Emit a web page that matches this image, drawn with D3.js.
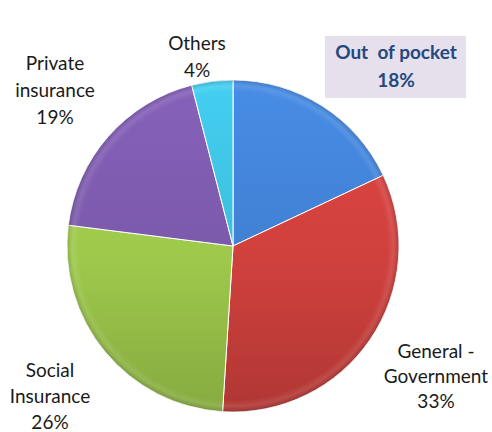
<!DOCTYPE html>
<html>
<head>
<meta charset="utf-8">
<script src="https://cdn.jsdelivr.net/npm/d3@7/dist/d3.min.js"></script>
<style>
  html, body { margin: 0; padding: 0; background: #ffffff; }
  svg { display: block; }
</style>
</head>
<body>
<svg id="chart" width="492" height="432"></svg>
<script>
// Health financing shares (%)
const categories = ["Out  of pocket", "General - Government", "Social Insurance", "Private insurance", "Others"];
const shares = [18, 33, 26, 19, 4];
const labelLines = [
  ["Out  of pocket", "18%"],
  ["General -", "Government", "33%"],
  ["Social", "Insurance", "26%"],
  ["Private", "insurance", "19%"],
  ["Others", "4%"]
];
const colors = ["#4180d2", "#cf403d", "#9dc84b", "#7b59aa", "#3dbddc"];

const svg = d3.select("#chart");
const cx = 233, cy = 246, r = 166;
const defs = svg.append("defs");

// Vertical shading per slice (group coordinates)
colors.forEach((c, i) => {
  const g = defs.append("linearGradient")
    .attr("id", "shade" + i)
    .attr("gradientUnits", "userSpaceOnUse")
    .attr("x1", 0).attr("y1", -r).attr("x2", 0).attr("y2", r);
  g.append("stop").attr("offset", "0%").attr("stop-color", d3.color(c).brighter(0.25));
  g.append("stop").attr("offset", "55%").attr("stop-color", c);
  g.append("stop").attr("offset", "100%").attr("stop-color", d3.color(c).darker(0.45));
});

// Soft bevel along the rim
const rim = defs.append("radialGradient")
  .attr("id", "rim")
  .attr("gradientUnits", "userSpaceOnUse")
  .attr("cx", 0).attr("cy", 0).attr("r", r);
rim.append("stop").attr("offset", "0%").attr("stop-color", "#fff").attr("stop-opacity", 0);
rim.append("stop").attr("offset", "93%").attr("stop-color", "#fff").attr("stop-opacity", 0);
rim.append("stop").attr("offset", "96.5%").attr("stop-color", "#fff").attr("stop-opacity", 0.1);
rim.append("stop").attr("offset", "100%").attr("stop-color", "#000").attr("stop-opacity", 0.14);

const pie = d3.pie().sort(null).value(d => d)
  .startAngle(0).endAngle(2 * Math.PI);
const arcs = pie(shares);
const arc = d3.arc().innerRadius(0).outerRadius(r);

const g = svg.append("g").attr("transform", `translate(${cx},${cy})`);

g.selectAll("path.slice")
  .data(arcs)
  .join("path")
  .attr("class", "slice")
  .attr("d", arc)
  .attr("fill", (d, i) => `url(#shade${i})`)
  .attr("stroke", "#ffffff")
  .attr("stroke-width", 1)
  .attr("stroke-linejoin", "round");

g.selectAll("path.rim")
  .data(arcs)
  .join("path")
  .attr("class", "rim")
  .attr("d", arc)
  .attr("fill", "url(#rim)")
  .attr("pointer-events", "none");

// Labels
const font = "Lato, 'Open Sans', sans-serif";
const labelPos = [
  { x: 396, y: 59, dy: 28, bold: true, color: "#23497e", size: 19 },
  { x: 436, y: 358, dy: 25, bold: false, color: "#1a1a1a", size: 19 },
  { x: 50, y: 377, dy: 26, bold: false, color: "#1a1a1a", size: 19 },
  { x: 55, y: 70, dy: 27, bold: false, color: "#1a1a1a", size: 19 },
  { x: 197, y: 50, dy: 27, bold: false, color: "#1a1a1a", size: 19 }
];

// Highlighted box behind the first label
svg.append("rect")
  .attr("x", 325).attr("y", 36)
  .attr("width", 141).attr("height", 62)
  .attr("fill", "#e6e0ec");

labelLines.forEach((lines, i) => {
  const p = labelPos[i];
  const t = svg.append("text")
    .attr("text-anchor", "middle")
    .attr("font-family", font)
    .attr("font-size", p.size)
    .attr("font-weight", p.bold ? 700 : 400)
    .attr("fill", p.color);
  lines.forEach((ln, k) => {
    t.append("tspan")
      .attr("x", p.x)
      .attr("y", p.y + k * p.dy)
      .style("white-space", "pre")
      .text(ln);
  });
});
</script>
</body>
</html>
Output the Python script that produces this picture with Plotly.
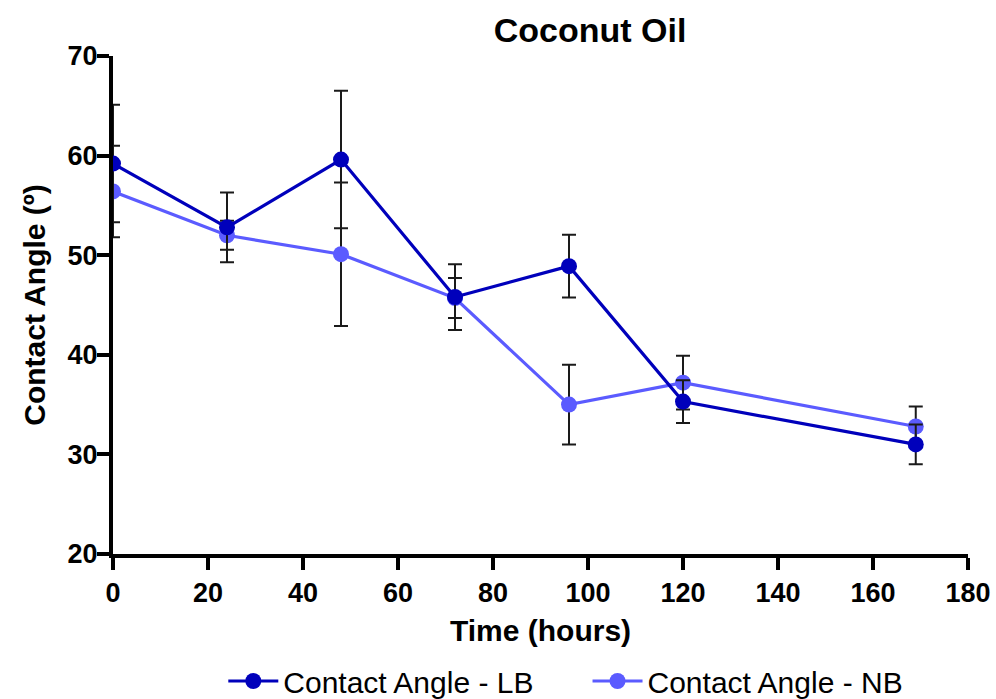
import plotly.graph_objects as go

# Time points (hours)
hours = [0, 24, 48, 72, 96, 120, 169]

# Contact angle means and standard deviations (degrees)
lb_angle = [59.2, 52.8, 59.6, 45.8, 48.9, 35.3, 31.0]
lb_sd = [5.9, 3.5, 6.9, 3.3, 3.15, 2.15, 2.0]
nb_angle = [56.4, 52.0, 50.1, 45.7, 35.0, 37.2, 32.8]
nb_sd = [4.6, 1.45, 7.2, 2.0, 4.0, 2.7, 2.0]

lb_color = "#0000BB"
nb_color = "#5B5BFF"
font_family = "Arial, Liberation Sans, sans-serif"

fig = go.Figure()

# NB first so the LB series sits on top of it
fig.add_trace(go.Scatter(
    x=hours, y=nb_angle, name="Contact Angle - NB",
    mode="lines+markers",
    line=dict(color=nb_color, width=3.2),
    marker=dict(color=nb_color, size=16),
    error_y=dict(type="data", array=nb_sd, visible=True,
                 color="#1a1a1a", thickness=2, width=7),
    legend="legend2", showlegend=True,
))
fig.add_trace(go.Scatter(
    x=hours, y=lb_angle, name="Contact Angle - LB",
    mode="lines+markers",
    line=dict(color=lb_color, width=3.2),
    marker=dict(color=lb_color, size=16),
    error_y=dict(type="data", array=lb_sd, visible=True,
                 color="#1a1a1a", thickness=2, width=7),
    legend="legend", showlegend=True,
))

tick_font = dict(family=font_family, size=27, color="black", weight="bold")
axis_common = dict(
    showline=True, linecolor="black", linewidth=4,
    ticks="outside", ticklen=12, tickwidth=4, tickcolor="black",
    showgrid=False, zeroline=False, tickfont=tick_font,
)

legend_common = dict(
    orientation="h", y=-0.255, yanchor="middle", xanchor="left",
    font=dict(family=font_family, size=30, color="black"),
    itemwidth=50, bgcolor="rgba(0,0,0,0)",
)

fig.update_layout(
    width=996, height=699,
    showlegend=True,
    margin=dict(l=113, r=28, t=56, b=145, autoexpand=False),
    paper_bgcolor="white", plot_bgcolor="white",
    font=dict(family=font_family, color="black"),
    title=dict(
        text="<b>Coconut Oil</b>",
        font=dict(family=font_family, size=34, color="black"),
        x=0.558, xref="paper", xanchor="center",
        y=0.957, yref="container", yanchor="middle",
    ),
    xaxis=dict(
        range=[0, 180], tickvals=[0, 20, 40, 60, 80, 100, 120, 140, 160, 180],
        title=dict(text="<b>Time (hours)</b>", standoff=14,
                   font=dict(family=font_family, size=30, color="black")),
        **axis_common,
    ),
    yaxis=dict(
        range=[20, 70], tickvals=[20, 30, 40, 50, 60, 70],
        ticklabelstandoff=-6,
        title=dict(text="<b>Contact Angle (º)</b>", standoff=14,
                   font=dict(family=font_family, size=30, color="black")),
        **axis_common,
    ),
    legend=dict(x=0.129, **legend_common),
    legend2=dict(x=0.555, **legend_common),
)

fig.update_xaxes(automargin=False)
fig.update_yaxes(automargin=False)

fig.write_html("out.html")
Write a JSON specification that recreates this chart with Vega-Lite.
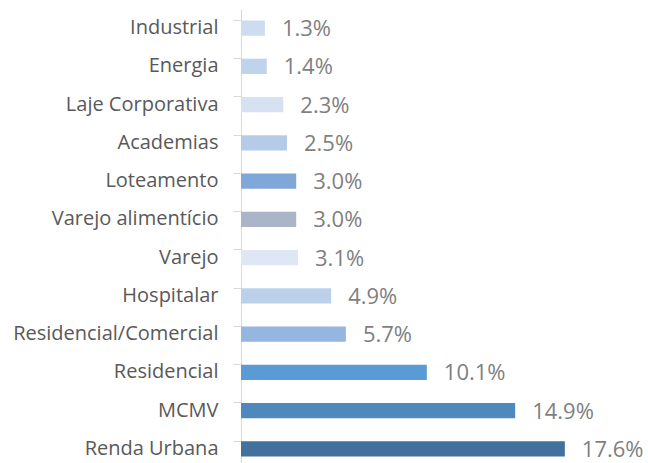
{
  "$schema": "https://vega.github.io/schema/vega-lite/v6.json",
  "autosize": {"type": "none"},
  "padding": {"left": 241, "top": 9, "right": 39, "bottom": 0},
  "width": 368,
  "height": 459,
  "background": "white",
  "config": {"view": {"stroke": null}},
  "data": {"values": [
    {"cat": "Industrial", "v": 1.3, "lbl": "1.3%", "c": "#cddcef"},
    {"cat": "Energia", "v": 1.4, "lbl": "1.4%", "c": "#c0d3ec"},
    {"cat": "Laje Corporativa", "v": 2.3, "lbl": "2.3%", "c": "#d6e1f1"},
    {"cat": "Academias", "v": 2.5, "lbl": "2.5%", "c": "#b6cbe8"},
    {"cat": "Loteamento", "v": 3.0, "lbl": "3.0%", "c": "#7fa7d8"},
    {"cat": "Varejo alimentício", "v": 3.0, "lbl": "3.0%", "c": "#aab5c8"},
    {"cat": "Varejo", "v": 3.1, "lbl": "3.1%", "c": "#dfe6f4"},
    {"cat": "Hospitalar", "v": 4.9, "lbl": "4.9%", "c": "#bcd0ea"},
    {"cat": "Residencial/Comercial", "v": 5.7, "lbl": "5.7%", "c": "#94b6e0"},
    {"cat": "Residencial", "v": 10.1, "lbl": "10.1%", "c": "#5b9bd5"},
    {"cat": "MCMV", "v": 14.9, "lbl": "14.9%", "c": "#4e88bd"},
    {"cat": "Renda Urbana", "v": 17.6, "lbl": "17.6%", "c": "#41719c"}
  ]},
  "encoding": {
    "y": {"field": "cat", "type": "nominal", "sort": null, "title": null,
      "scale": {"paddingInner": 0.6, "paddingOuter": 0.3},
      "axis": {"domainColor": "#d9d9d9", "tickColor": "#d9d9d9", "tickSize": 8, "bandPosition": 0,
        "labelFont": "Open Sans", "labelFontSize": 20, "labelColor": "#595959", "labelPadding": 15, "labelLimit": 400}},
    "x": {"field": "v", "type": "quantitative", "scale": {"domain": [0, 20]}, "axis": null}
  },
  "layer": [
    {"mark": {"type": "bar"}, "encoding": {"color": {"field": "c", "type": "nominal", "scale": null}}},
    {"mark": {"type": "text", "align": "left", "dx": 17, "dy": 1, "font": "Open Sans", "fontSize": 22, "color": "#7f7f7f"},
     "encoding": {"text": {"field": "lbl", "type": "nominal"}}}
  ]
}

-=-=-=-=-

- WHAT YOU NEED TO DO
Among the entries above, take the lines from the one with "Output the Python" through the one with "fig = go.Figure()" and retype them exactly, leaving out the pictures.

- PROBLEM SOLUTION
Output the Python script that produces this picture with Plotly.
import plotly.graph_objects as go

# Time points (hours)
hours = [0, 24, 48, 72, 96, 120, 169]

# Contact angle means and standard deviations (degrees)
lb_angle = [59.2, 52.8, 59.6, 45.8, 48.9, 35.3, 31.0]
lb_sd = [5.9, 3.5, 6.9, 3.3, 3.15, 2.15, 2.0]
nb_angle = [56.4, 52.0, 50.1, 45.7, 35.0, 37.2, 32.8]
nb_sd = [4.6, 1.45, 7.2, 2.0, 4.0, 2.7, 2.0]

lb_color = "#0000BB"
nb_color = "#5B5BFF"
font_family = "Arial, Liberation Sans, sans-serif"

fig = go.Figure()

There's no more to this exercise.